* [Entries with chart source code]:
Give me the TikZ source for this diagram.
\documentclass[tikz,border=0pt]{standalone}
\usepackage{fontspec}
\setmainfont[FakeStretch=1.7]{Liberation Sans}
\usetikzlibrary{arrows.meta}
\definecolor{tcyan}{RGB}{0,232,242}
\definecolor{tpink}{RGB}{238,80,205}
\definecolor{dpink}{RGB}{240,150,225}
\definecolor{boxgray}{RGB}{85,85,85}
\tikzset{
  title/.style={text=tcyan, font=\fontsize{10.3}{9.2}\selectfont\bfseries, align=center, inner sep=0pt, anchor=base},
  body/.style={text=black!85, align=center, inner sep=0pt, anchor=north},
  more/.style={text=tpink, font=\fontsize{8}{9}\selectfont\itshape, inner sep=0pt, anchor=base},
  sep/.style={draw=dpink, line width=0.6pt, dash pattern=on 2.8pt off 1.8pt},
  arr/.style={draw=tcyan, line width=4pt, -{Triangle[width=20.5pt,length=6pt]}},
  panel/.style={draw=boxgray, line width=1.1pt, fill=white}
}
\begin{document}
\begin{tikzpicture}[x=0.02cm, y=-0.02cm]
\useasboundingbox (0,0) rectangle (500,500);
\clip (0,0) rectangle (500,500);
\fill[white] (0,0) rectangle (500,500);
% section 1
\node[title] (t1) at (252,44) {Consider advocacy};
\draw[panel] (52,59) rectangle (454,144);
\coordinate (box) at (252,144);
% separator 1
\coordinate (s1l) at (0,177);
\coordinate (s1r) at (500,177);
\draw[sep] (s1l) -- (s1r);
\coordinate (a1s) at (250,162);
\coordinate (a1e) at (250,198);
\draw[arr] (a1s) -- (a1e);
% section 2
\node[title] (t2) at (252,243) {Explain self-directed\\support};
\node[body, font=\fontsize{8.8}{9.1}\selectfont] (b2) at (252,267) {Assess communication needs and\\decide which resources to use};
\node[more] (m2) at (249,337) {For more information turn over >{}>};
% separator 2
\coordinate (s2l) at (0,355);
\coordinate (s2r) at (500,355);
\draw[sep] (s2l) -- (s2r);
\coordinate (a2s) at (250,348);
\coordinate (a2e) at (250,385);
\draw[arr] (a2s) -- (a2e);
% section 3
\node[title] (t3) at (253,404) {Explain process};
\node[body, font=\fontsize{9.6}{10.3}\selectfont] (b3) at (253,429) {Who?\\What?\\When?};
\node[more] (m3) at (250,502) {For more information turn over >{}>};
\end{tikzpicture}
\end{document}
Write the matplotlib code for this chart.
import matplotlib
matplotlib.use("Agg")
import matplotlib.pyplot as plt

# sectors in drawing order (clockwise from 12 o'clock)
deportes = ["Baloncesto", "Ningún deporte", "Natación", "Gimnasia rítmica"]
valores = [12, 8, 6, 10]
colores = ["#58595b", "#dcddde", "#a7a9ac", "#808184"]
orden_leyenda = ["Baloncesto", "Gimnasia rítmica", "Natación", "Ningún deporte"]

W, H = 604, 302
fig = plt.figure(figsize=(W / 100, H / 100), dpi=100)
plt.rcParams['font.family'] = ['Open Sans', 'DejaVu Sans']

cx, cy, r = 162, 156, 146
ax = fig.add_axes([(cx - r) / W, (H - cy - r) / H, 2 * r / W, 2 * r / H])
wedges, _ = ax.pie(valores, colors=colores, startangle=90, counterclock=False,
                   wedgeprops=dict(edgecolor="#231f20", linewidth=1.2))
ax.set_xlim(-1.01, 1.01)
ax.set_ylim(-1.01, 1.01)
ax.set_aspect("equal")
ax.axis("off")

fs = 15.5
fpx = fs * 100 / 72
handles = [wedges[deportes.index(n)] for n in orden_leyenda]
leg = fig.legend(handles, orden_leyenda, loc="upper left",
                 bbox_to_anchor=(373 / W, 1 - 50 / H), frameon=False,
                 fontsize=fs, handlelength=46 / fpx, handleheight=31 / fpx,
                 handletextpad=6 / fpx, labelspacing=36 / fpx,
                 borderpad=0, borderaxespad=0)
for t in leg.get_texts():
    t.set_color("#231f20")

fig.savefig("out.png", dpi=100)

* [PROBLEM REQUIREMENTS]:
Repeat the records exactly, including every line.

* [RESPONSE FOR THIS EXERCISE]:
Give me the TikZ source for this diagram.
\documentclass[tikz,border=0pt]{standalone}
\usepackage{fontspec}
\setmainfont[FakeStretch=1.7]{Liberation Sans}
\usetikzlibrary{arrows.meta}
\definecolor{tcyan}{RGB}{0,232,242}
\definecolor{tpink}{RGB}{238,80,205}
\definecolor{dpink}{RGB}{240,150,225}
\definecolor{boxgray}{RGB}{85,85,85}
\tikzset{
  title/.style={text=tcyan, font=\fontsize{10.3}{9.2}\selectfont\bfseries, align=center, inner sep=0pt, anchor=base},
  body/.style={text=black!85, align=center, inner sep=0pt, anchor=north},
  more/.style={text=tpink, font=\fontsize{8}{9}\selectfont\itshape, inner sep=0pt, anchor=base},
  sep/.style={draw=dpink, line width=0.6pt, dash pattern=on 2.8pt off 1.8pt},
  arr/.style={draw=tcyan, line width=4pt, -{Triangle[width=20.5pt,length=6pt]}},
  panel/.style={draw=boxgray, line width=1.1pt, fill=white}
}
\begin{document}
\begin{tikzpicture}[x=0.02cm, y=-0.02cm]
\useasboundingbox (0,0) rectangle (500,500);
\clip (0,0) rectangle (500,500);
\fill[white] (0,0) rectangle (500,500);
% section 1
\node[title] (t1) at (252,44) {Consider advocacy};
\draw[panel] (52,59) rectangle (454,144);
\coordinate (box) at (252,144);
% separator 1
\coordinate (s1l) at (0,177);
\coordinate (s1r) at (500,177);
\draw[sep] (s1l) -- (s1r);
\coordinate (a1s) at (250,162);
\coordinate (a1e) at (250,198);
\draw[arr] (a1s) -- (a1e);
% section 2
\node[title] (t2) at (252,243) {Explain self-directed\\support};
\node[body, font=\fontsize{8.8}{9.1}\selectfont] (b2) at (252,267) {Assess communication needs and\\decide which resources to use};
\node[more] (m2) at (249,337) {For more information turn over >{}>};
% separator 2
\coordinate (s2l) at (0,355);
\coordinate (s2r) at (500,355);
\draw[sep] (s2l) -- (s2r);
\coordinate (a2s) at (250,348);
\coordinate (a2e) at (250,385);
\draw[arr] (a2s) -- (a2e);
% section 3
\node[title] (t3) at (253,404) {Explain process};
\node[body, font=\fontsize{9.6}{10.3}\selectfont] (b3) at (253,429) {Who?\\What?\\When?};
\node[more] (m3) at (250,502) {For more information turn over >{}>};
\end{tikzpicture}
\end{document}
Write the matplotlib code for this chart.
import matplotlib
matplotlib.use("Agg")
import matplotlib.pyplot as plt

# sectors in drawing order (clockwise from 12 o'clock)
deportes = ["Baloncesto", "Ningún deporte", "Natación", "Gimnasia rítmica"]
valores = [12, 8, 6, 10]
colores = ["#58595b", "#dcddde", "#a7a9ac", "#808184"]
orden_leyenda = ["Baloncesto", "Gimnasia rítmica", "Natación", "Ningún deporte"]

W, H = 604, 302
fig = plt.figure(figsize=(W / 100, H / 100), dpi=100)
plt.rcParams['font.family'] = ['Open Sans', 'DejaVu Sans']

cx, cy, r = 162, 156, 146
ax = fig.add_axes([(cx - r) / W, (H - cy - r) / H, 2 * r / W, 2 * r / H])
wedges, _ = ax.pie(valores, colors=colores, startangle=90, counterclock=False,
                   wedgeprops=dict(edgecolor="#231f20", linewidth=1.2))
ax.set_xlim(-1.01, 1.01)
ax.set_ylim(-1.01, 1.01)
ax.set_aspect("equal")
ax.axis("off")

fs = 15.5
fpx = fs * 100 / 72
handles = [wedges[deportes.index(n)] for n in orden_leyenda]
leg = fig.legend(handles, orden_leyenda, loc="upper left",
                 bbox_to_anchor=(373 / W, 1 - 50 / H), frameon=False,
                 fontsize=fs, handlelength=46 / fpx, handleheight=31 / fpx,
                 handletextpad=6 / fpx, labelspacing=36 / fpx,
                 borderpad=0, borderaxespad=0)
for t in leg.get_texts():
    t.set_color("#231f20")

fig.savefig("out.png", dpi=100)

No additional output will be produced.